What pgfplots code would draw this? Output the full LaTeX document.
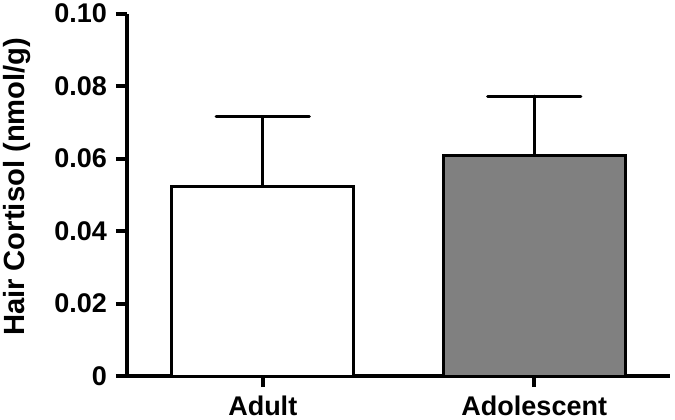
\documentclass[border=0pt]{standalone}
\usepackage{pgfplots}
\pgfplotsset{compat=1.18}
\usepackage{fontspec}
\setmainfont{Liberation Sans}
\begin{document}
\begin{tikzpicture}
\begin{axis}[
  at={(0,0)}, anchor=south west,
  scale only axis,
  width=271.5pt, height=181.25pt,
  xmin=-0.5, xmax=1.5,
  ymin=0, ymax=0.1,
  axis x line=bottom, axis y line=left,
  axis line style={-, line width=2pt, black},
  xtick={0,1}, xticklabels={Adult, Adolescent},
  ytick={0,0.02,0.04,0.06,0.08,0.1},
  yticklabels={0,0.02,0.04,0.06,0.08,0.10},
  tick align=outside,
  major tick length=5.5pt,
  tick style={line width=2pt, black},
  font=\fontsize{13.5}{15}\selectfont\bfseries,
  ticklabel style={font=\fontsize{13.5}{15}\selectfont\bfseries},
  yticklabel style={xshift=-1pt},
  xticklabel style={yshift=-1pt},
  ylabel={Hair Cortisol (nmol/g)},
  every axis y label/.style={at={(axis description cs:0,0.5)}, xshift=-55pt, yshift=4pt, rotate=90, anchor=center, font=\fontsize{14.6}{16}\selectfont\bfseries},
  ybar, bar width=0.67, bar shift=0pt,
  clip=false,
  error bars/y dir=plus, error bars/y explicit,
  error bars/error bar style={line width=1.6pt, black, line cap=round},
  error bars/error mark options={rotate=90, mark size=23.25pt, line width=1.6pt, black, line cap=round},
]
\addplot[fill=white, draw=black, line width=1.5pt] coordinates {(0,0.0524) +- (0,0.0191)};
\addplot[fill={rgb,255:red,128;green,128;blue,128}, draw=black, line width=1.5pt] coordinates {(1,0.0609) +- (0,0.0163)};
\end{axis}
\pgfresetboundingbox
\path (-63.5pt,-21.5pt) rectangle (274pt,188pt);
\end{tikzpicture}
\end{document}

**Task statement**: Locate and copy each line in the data above that includes the word "draw".

**Written answer**:
What pgfplots code would draw this? Output the full LaTeX document.
\addplot[fill=white, draw=black, line width=1.5pt] coordinates {(0,0.0524) +- (0,0.0191)};
\addplot[fill={rgb,255:red,128;green,128;blue,128}, draw=black, line width=1.5pt] coordinates {(1,0.0609) +- (0,0.0163)};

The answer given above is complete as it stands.